The polls were showing 34% to Tories and 34% to Labour. How could they have got it so wrong?
The polls are done by telephone survey, and they ignore the "Do not call" list, because political surveys are one of the exemptions.
The problems are these.
1. They try to choose a random sample, but they can't, because the sample is, to some extent, self-selected. If you're busy, you aren't going to talk to them. If you're about to go out, or if you're already out, you won't talk to them. If you can't be bothered, you won't talk to them. So, the people that are willing to talk to a pollster, are the ones that are actually surveyed, and they won't be a random sample. The people they'll talk to, will be biased towards lonely people, and people with nothing better to do.

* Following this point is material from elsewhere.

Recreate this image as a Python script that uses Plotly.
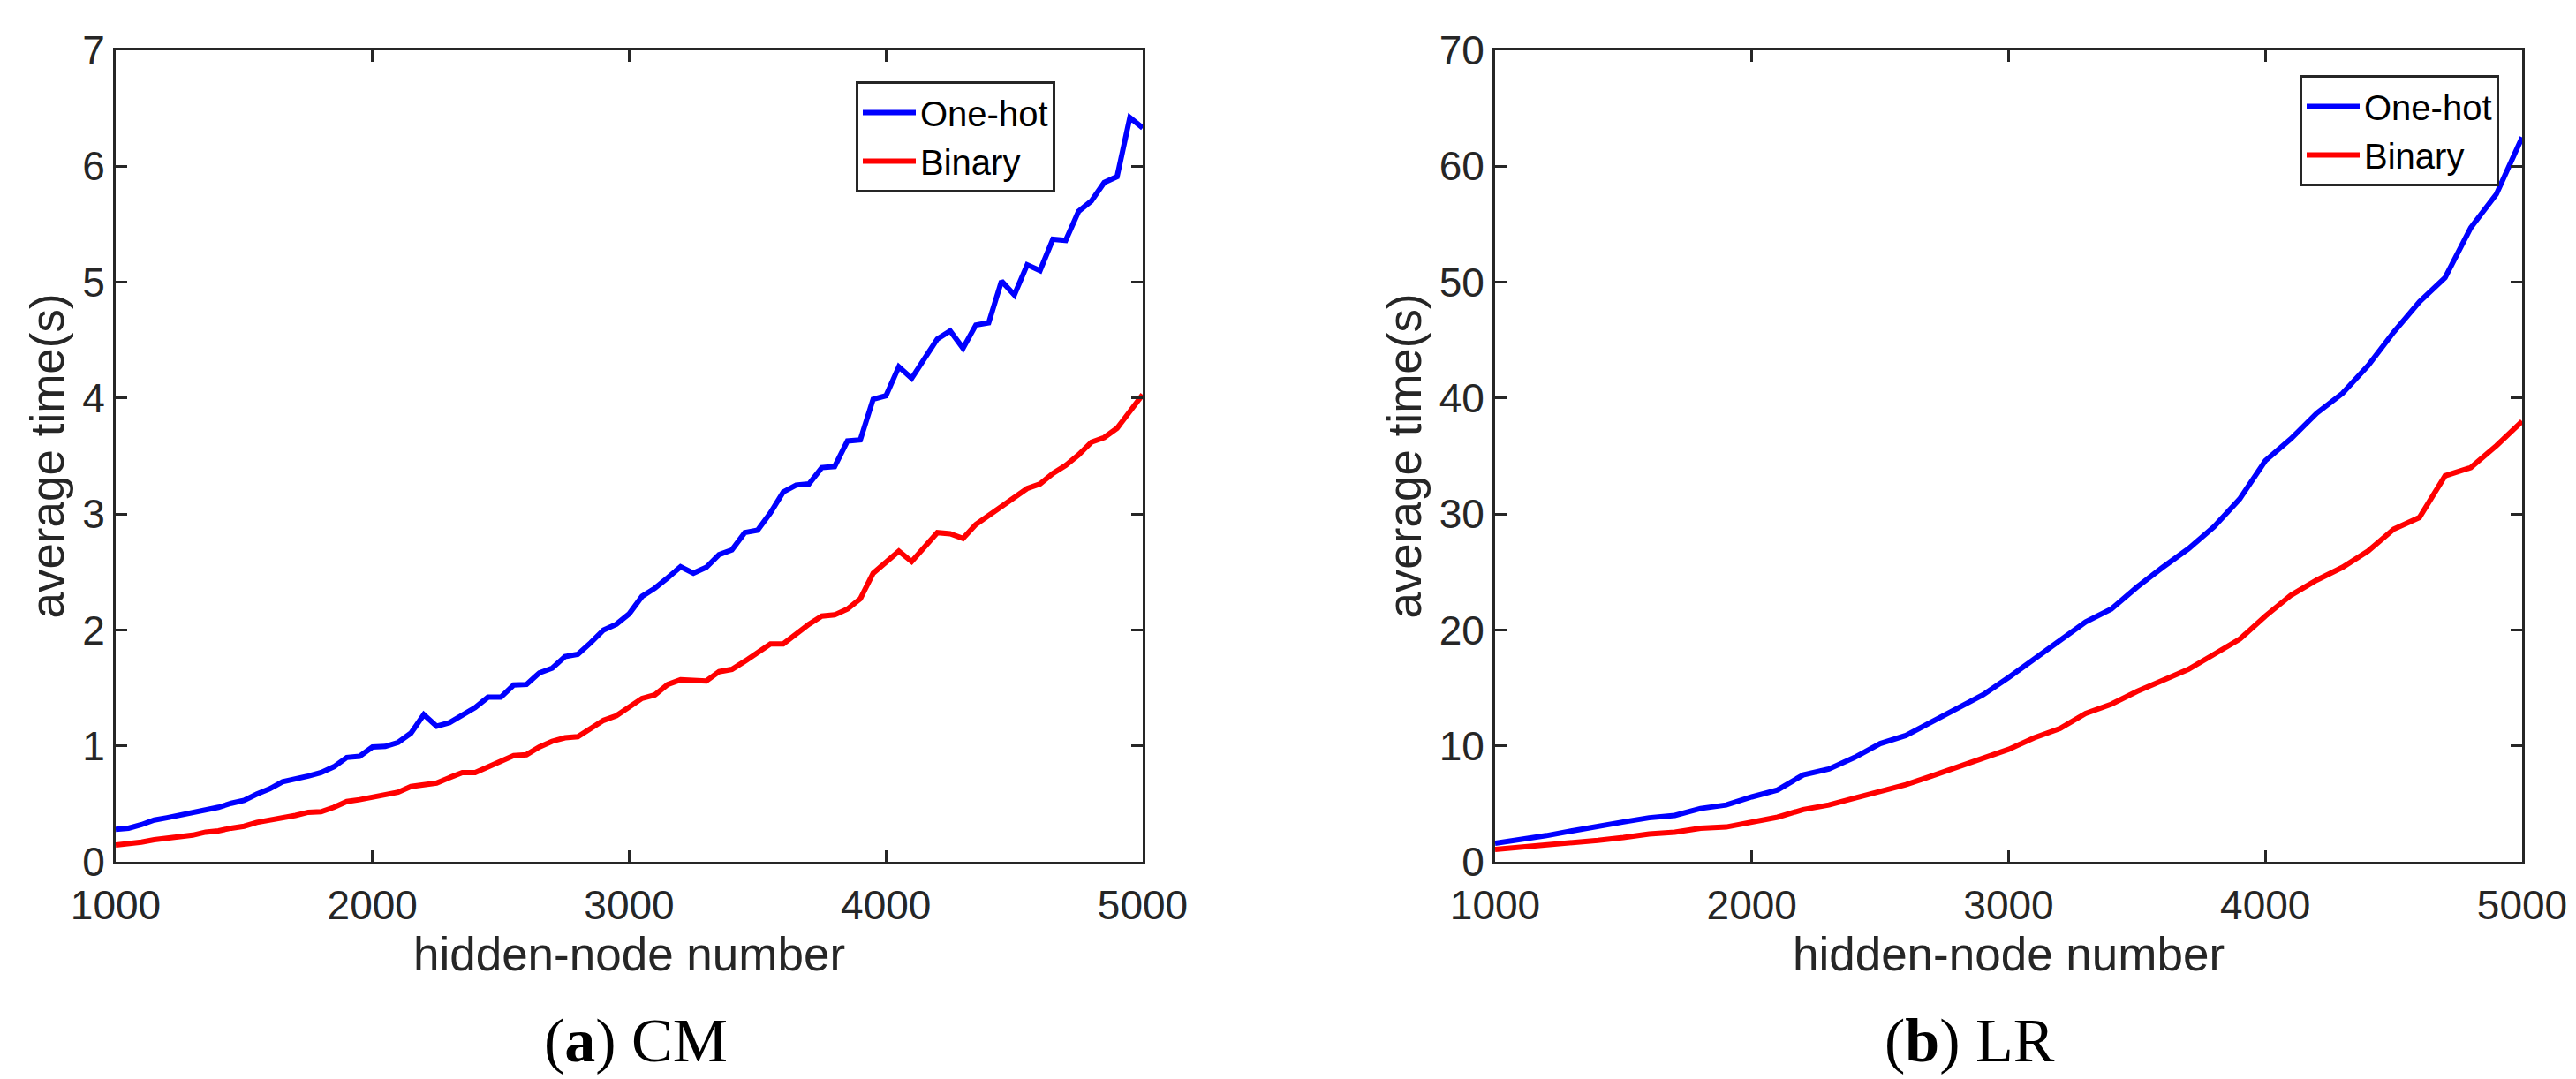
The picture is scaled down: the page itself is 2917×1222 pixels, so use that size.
import plotly.graph_objects as go

# ---------------- data ----------------
nodes_cm = list(range(1000, 5001, 50))
cm_onehot = [0.28, 0.29, 0.32, 0.36, 0.38, 0.40, 0.42, 0.45, 0.47, 0.505,
             0.53, 0.585, 0.63, 0.69, 0.71, 0.74, 0.77, 0.82, 0.90, 0.91,
             0.99, 0.995, 1.03, 1.11, 1.27, 1.17, 1.20, 1.27, 1.33, 1.42,
             1.42, 1.525, 1.53, 1.63, 1.67, 1.77, 1.79, 1.89, 2.00, 2.05,
             2.14, 2.29, 2.36, 2.45, 2.545, 2.49, 2.54, 2.65, 2.69, 2.84,
             2.86, 3.01, 3.19, 3.25, 3.26, 3.40, 3.41, 3.63, 3.64, 3.99,
             4.02, 4.27, 4.17, 4.34, 4.51, 4.58, 4.43, 4.63, 4.65, 5.01,
             4.89, 5.15, 5.10, 5.37, 5.36, 5.61, 5.70, 5.86, 5.91, 6.42,
             6.33]
cm_binary = [0.145, 0.155, 0.17, 0.19, 0.20, 0.213, 0.23, 0.256, 0.267, 0.29,
             0.307, 0.34, 0.358, 0.373, 0.40, 0.427, 0.432, 0.47, 0.52, 0.536,
             0.56, 0.576, 0.60, 0.65, 0.663, 0.68, 0.726, 0.77, 0.77, 0.817,
             0.86, 0.916, 0.924, 0.99, 1.04, 1.07, 1.08, 1.15, 1.22, 1.26,
             1.33, 1.41, 1.44, 1.53, 1.57, 1.56, 1.56, 1.64, 1.66, 1.73,
             1.80, 1.88, 1.88, 1.97, 2.05, 2.12, 2.13, 2.18, 2.27, 2.49,
             2.59, 2.68, 2.59, 2.72, 2.84, 2.83, 2.79, 2.91, 2.99, 3.07,
             3.14, 3.22, 3.26, 3.35, 3.42, 3.51, 3.62, 3.66, 3.74, 3.89,
             4.03]

nodes_lr = list(range(1000, 5001, 100))
lr_onehot = [1.6, 1.9, 2.26, 2.67, 3.1, 3.44, 3.8, 4.0, 4.6, 4.9,
             5.6, 6.2, 7.5, 8.0, 9.0, 10.2, 10.9, 12.1, 13.3, 14.4,
             15.9, 17.5, 19.0, 20.7, 21.8, 23.7, 25.4, 27.0, 28.9, 31.3,
             34.6, 36.5, 38.7, 40.4, 42.8, 45.7, 48.3, 50.4, 54.7, 57.6,
             62.5]
lr_binary = [1.07, 1.25, 1.5, 1.6, 1.85, 2.1, 2.4, 2.55, 2.9, 3.0,
             3.4, 3.85, 4.5, 4.9, 5.5, 6.1, 6.65, 7.4, 8.2, 8.9,
             9.7, 10.7, 11.5, 12.8, 13.6, 14.7, 15.7, 16.6, 17.9, 19.2,
             21.2, 23.0, 24.3, 25.4, 26.8, 28.7, 29.7, 33.3, 34.0, 35.9,
             38.0]

x_ticks = [1000, 2000, 3000, 4000, 5000]
cm_yticks = [0, 1, 2, 3, 4, 5, 6, 7]
lr_yticks = [0, 10, 20, 30, 40, 50, 60, 70]
series_names = ["One-hot", "Binary"]
x_title = "hidden-node number"
y_title = "average time(s)"
captions = ["(<b>a</b>) CM", "(<b>b</b>) LR"]

# ---------------- figure ----------------
W, H = 2917, 1222
BLUE, RED = "#0000FF", "#FF0000"
AX = "#262626"
SANS = "Liberation Sans, Arial, Helvetica, sans-serif"
SERIF = "Liberation Serif, Times New Roman, serif"

fig = go.Figure()
fig.add_trace(go.Scatter(x=nodes_cm, y=cm_onehot, mode="lines", name=series_names[0],
                         line=dict(color=BLUE, width=6), xaxis="x", yaxis="y", legend="legend"))
fig.add_trace(go.Scatter(x=nodes_cm, y=cm_binary, mode="lines", name=series_names[1],
                         line=dict(color=RED, width=6), xaxis="x", yaxis="y", legend="legend"))
fig.add_trace(go.Scatter(x=nodes_lr, y=lr_onehot, mode="lines", name=series_names[0],
                         line=dict(color=BLUE, width=6), xaxis="x2", yaxis="y2", legend="legend2"))
fig.add_trace(go.Scatter(x=nodes_lr, y=lr_binary, mode="lines", name=series_names[1],
                         line=dict(color=RED, width=6), xaxis="x2", yaxis="y2", legend="legend2"))

def px_x(p):
    return p / W

def px_y(p):
    return (H - p) / H

ydom = [px_y(968), px_y(49)]

common_axis = dict(showline=True, linecolor=AX, linewidth=3, mirror="allticks",
                   ticks="inside", ticklen=13, tickwidth=3, tickcolor=AX,
                   showgrid=False, zeroline=False, automargin=False,
                   tickfont=dict(family=SANS, size=46, color=AX),
                   title_font=dict(family=SANS, size=53, color=AX))

fig.update_layout(
    width=W, height=H,
    margin=dict(l=0, r=0, t=0, b=0, autoexpand=False),
    paper_bgcolor="white", plot_bgcolor="white",
    xaxis=dict(domain=[px_x(123), px_x(1286)], range=[1000, 5000], tickvals=x_ticks,
               anchor="y", ticklabelstandoff=7, title=dict(text=x_title, standoff=0), **common_axis),
    yaxis=dict(domain=ydom, range=[0, 7], tickvals=cm_yticks, anchor="x",
               title=dict(text=y_title, standoff=4), **common_axis),
    xaxis2=dict(domain=[px_x(1685), px_x(2848)], range=[1000, 5000], tickvals=x_ticks,
                anchor="y2", ticklabelstandoff=7, title=dict(text=x_title, standoff=0), **common_axis),
    yaxis2=dict(domain=ydom, range=[0, 70], tickvals=lr_yticks, anchor="x2",
                title=dict(text=y_title, standoff=4), **common_axis),
    legend=dict(x=px_x(1187), y=px_y(84), xanchor="right", yanchor="top",
                bgcolor="white", bordercolor=AX, borderwidth=3,
                font=dict(family=SANS, size=40, color="black"), itemwidth=60),
    legend2=dict(x=px_x(2822), y=px_y(77), xanchor="right", yanchor="top",
                 bgcolor="white", bordercolor=AX, borderwidth=3,
                 font=dict(family=SANS, size=40, color="black"), itemwidth=60),
    showlegend=True,
)

for cx, text in zip([712, 2222], captions):
    fig.add_annotation(x=px_x(cx), y=px_y(1170), xref="paper", yref="paper",
                       text=text, showarrow=False, xanchor="center", yanchor="middle",
                       font=dict(family=SERIF, size=70, color="black"))

fig.write_html("out.html")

2. People like me. I signed up to the "do not call" list for a reason - namely, I don't want to be called by strangers who want a slice of my time for their purposes. I might, for example, be underneath my bike when the phone rings, and I'm really annoyed if I dropped the bike and rushed to the phone for no good reason. So I explain to these survey callers, that because they've called me despite my being on the "do not call" list, every question that they ask me, I'll answer with a wrong response, do you still want to talk to me?
Strangely, they do. The caller has a quota to meet, and they really don't care whether I answer correctly or misleadingly. So my wrong, and somewhat random, answers are added to their poll. I would hope that many other people do the same thng, and eventually, pollsters will realise that, even though they're allowed to call people on the "do not call" list, it's actually a very bad idea to do so.